▶ What is expected
Write out the records beneath this line exactly as they appear, minus any images.

·····

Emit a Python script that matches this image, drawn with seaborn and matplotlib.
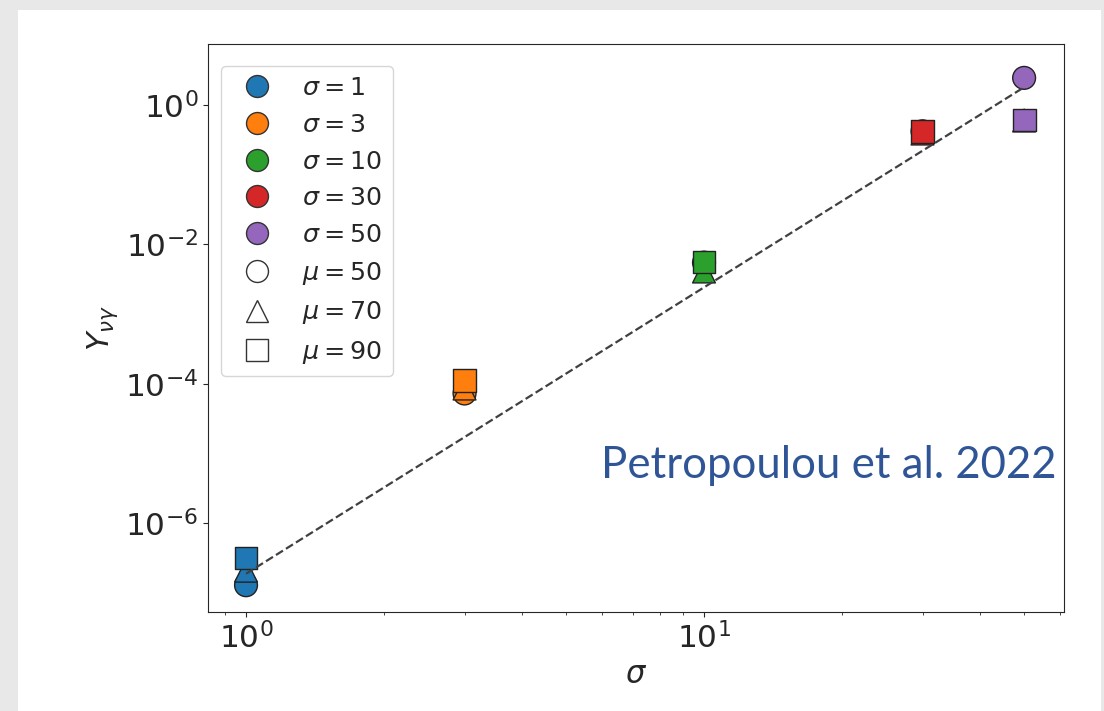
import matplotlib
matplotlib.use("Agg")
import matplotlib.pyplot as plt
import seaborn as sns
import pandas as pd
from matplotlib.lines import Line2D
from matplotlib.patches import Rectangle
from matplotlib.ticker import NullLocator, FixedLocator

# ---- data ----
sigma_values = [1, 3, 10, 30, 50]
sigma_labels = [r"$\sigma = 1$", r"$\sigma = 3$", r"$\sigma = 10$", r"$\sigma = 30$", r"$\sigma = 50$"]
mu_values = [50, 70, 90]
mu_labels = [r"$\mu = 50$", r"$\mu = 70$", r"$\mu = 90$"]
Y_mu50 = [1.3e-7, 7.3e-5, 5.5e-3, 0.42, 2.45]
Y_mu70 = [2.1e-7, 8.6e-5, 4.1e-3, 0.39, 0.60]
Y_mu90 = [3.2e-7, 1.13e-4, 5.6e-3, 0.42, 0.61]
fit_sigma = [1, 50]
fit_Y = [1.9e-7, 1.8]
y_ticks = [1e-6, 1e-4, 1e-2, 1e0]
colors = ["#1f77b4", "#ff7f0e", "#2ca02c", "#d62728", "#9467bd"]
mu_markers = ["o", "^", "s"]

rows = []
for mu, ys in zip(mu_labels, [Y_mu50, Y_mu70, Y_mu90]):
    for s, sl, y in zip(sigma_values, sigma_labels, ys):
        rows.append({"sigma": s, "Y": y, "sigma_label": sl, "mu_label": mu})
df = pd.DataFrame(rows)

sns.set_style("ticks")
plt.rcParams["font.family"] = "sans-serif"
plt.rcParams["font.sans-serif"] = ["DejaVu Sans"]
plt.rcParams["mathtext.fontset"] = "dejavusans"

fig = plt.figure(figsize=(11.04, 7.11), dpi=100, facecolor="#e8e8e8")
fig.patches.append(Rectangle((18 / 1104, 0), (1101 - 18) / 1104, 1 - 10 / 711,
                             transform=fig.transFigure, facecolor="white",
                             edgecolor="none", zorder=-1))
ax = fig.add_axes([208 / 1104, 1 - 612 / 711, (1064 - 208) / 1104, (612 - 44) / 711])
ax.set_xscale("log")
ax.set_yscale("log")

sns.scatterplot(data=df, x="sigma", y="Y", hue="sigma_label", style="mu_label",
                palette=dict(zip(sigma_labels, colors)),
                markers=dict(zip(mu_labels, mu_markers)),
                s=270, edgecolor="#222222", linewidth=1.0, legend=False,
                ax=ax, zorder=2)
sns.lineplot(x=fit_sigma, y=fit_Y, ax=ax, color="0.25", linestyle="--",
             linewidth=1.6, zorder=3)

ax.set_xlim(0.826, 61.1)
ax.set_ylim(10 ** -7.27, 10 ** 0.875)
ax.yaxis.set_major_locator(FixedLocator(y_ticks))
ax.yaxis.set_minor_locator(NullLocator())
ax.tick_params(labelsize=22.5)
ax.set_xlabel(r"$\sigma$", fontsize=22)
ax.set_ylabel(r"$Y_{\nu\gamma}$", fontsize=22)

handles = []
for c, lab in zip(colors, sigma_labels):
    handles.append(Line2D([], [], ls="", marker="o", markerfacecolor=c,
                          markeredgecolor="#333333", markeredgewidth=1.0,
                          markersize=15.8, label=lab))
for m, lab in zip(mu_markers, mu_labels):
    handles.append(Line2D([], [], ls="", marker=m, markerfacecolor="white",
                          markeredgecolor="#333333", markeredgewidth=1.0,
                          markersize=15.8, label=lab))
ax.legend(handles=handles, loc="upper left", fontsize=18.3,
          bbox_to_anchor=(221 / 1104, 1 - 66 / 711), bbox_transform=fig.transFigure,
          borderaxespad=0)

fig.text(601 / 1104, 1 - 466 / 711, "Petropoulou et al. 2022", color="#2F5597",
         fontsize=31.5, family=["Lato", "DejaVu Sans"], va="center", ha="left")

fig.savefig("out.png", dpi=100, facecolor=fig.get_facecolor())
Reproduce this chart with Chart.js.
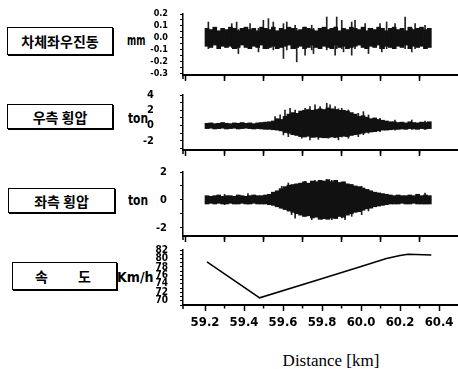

·····

▶ Answer to the task
Emit a Python script that matches this image, drawn with seaborn and matplotlib.
import matplotlib
matplotlib.use("Agg")
import matplotlib.pyplot as plt
import seaborn as sns
import pandas as pd
from matplotlib.lines import Line2D
from matplotlib.patches import Rectangle
from matplotlib.ticker import NullLocator, FixedLocator

# ---- data ----
sigma_values = [1, 3, 10, 30, 50]
sigma_labels = [r"$\sigma = 1$", r"$\sigma = 3$", r"$\sigma = 10$", r"$\sigma = 30$", r"$\sigma = 50$"]
mu_values = [50, 70, 90]
mu_labels = [r"$\mu = 50$", r"$\mu = 70$", r"$\mu = 90$"]
Y_mu50 = [1.3e-7, 7.3e-5, 5.5e-3, 0.42, 2.45]
Y_mu70 = [2.1e-7, 8.6e-5, 4.1e-3, 0.39, 0.60]
Y_mu90 = [3.2e-7, 1.13e-4, 5.6e-3, 0.42, 0.61]
fit_sigma = [1, 50]
fit_Y = [1.9e-7, 1.8]
y_ticks = [1e-6, 1e-4, 1e-2, 1e0]
colors = ["#1f77b4", "#ff7f0e", "#2ca02c", "#d62728", "#9467bd"]
mu_markers = ["o", "^", "s"]

rows = []
for mu, ys in zip(mu_labels, [Y_mu50, Y_mu70, Y_mu90]):
    for s, sl, y in zip(sigma_values, sigma_labels, ys):
        rows.append({"sigma": s, "Y": y, "sigma_label": sl, "mu_label": mu})
df = pd.DataFrame(rows)

sns.set_style("ticks")
plt.rcParams["font.family"] = "sans-serif"
plt.rcParams["font.sans-serif"] = ["DejaVu Sans"]
plt.rcParams["mathtext.fontset"] = "dejavusans"

fig = plt.figure(figsize=(11.04, 7.11), dpi=100, facecolor="#e8e8e8")
fig.patches.append(Rectangle((18 / 1104, 0), (1101 - 18) / 1104, 1 - 10 / 711,
                             transform=fig.transFigure, facecolor="white",
                             edgecolor="none", zorder=-1))
ax = fig.add_axes([208 / 1104, 1 - 612 / 711, (1064 - 208) / 1104, (612 - 44) / 711])
ax.set_xscale("log")
ax.set_yscale("log")

sns.scatterplot(data=df, x="sigma", y="Y", hue="sigma_label", style="mu_label",
                palette=dict(zip(sigma_labels, colors)),
                markers=dict(zip(mu_labels, mu_markers)),
                s=270, edgecolor="#222222", linewidth=1.0, legend=False,
                ax=ax, zorder=2)
sns.lineplot(x=fit_sigma, y=fit_Y, ax=ax, color="0.25", linestyle="--",
             linewidth=1.6, zorder=3)

ax.set_xlim(0.826, 61.1)
ax.set_ylim(10 ** -7.27, 10 ** 0.875)
ax.yaxis.set_major_locator(FixedLocator(y_ticks))
ax.yaxis.set_minor_locator(NullLocator())
ax.tick_params(labelsize=22.5)
ax.set_xlabel(r"$\sigma$", fontsize=22)
ax.set_ylabel(r"$Y_{\nu\gamma}$", fontsize=22)

handles = []
for c, lab in zip(colors, sigma_labels):
    handles.append(Line2D([], [], ls="", marker="o", markerfacecolor=c,
                          markeredgecolor="#333333", markeredgewidth=1.0,
                          markersize=15.8, label=lab))
for m, lab in zip(mu_markers, mu_labels):
    handles.append(Line2D([], [], ls="", marker=m, markerfacecolor="white",
                          markeredgecolor="#333333", markeredgewidth=1.0,
                          markersize=15.8, label=lab))
ax.legend(handles=handles, loc="upper left", fontsize=18.3,
          bbox_to_anchor=(221 / 1104, 1 - 66 / 711), bbox_transform=fig.transFigure,
          borderaxespad=0)

fig.text(601 / 1104, 1 - 466 / 711, "Petropoulou et al. 2022", color="#2F5597",
         fontsize=31.5, family=["Lato", "DejaVu Sans"], va="center", ha="left")

fig.savefig("out.png", dpi=100, facecolor=fig.get_facecolor())
Reproduce this chart with Chart.js.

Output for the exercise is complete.